STORED RECORDS
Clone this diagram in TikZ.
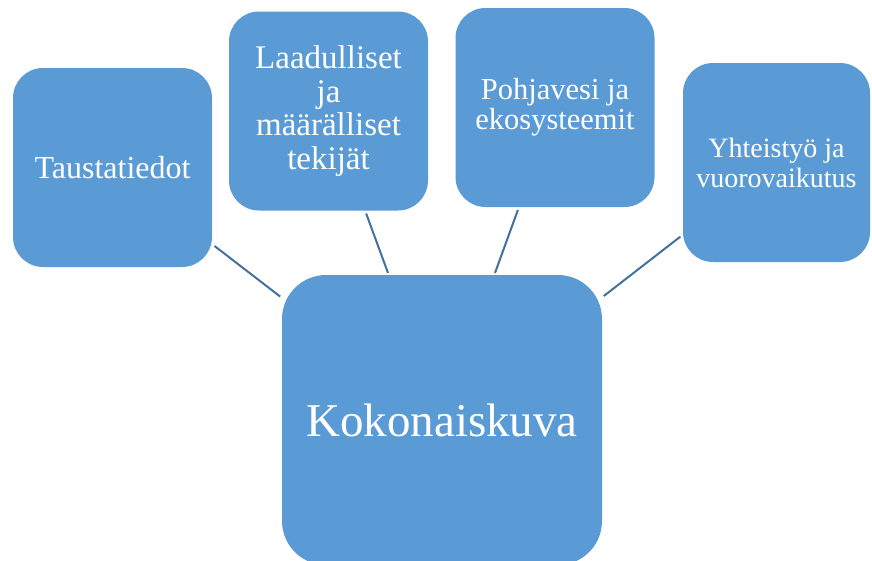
\documentclass[tikz,border=0pt]{standalone}
\usepackage{fontspec}
\setmainfont{Liberation Serif}
\definecolor{boxblue}{HTML}{5B9BD5}
\definecolor{linkblue}{HTML}{41719C}
\tikzset{
    box/.style={rectangle, rounded corners=30pt, fill=boxblue, text=white,
        align=center, inner sep=0pt, minimum width=199pt, minimum height=199pt},
    link/.style={draw=linkblue, line width=2pt, shorten <=3pt, shorten >=2pt}
}

\begin{document}
\begin{tikzpicture}[x=1pt,y=-1pt]
    \useasboundingbox (0,0) rectangle (872,560);
    \node[box, minimum width=320pt, minimum height=290pt, rounded corners=44pt,
        font=\fontsize{47}{50}\selectfont] (koko) at (442,420) {Kokonaiskuva};
    \node[box, font=\fontsize{32}{34}\selectfont] (tausta) at (112.5,167.5) {Taustatiedot};
    \node[box, font=\fontsize{33}{33.5}\selectfont] (laatu) at (328.5,111)
        {Laadulliset\\ja\\määrälliset\\tekijät};
    \node[box, font=\fontsize{30.5}{30}\selectfont] (pohja) at (555,107.5)
        {Pohjavesi ja\\ekosysteemit};
    \node[box, minimum width=187pt, font=\fontsize{28}{30}\selectfont] (yhteis) at (776.5,162.5)
        {Yhteistyö ja\\vuorovaikutus};
    \draw[link] (tausta) -- (koko);
    \draw[link] (laatu) -- (koko);
    \draw[link] (pohja) -- (koko);
    \draw[link] (yhteis) -- (koko);
\end{tikzpicture}
\end{document}
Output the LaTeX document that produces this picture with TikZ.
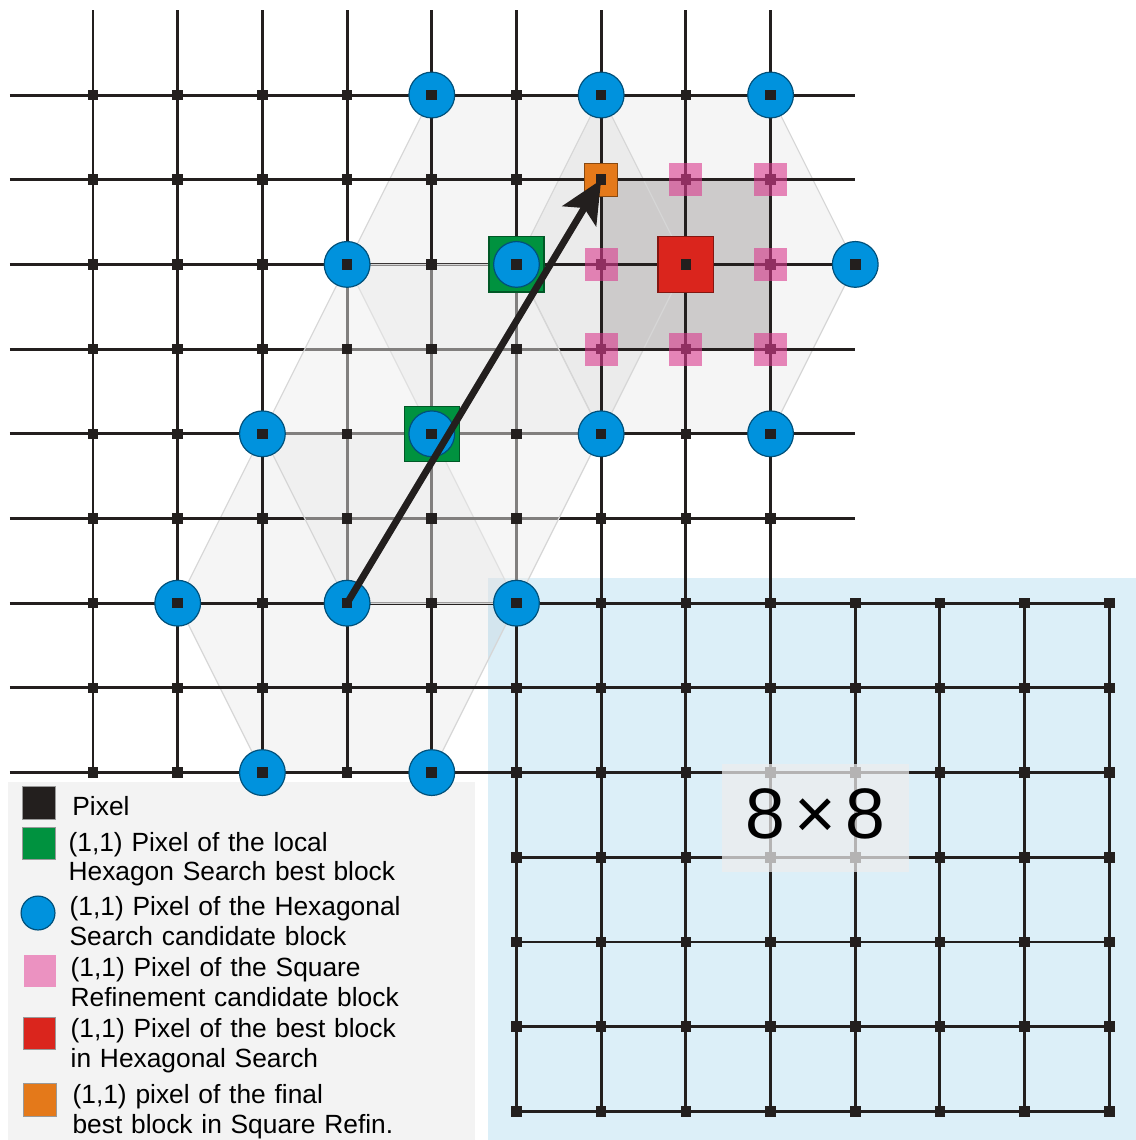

WHAT YOU NEED TO DO
Reproduce each line of the records exactly, and omit every picture.

OUTPUT BELOW
Clone this diagram in TikZ.
\documentclass[tikz,border=0pt]{standalone}
\usepackage{fontspec}
\setmainfont{Liberation Serif}
\definecolor{boxblue}{HTML}{5B9BD5}
\definecolor{linkblue}{HTML}{41719C}
\tikzset{
    box/.style={rectangle, rounded corners=30pt, fill=boxblue, text=white,
        align=center, inner sep=0pt, minimum width=199pt, minimum height=199pt},
    link/.style={draw=linkblue, line width=2pt, shorten <=3pt, shorten >=2pt}
}

\begin{document}
\begin{tikzpicture}[x=1pt,y=-1pt]
    \useasboundingbox (0,0) rectangle (872,560);
    \node[box, minimum width=320pt, minimum height=290pt, rounded corners=44pt,
        font=\fontsize{47}{50}\selectfont] (koko) at (442,420) {Kokonaiskuva};
    \node[box, font=\fontsize{32}{34}\selectfont] (tausta) at (112.5,167.5) {Taustatiedot};
    \node[box, font=\fontsize{33}{33.5}\selectfont] (laatu) at (328.5,111)
        {Laadulliset\\ja\\määrälliset\\tekijät};
    \node[box, font=\fontsize{30.5}{30}\selectfont] (pohja) at (555,107.5)
        {Pohjavesi ja\\ekosysteemit};
    \node[box, minimum width=187pt, font=\fontsize{28}{30}\selectfont] (yhteis) at (776.5,162.5)
        {Yhteistyö ja\\vuorovaikutus};
    \draw[link] (tausta) -- (koko);
    \draw[link] (laatu) -- (koko);
    \draw[link] (pohja) -- (koko);
    \draw[link] (yhteis) -- (koko);
\end{tikzpicture}
\end{document}
Output the LaTeX document that produces this picture with TikZ.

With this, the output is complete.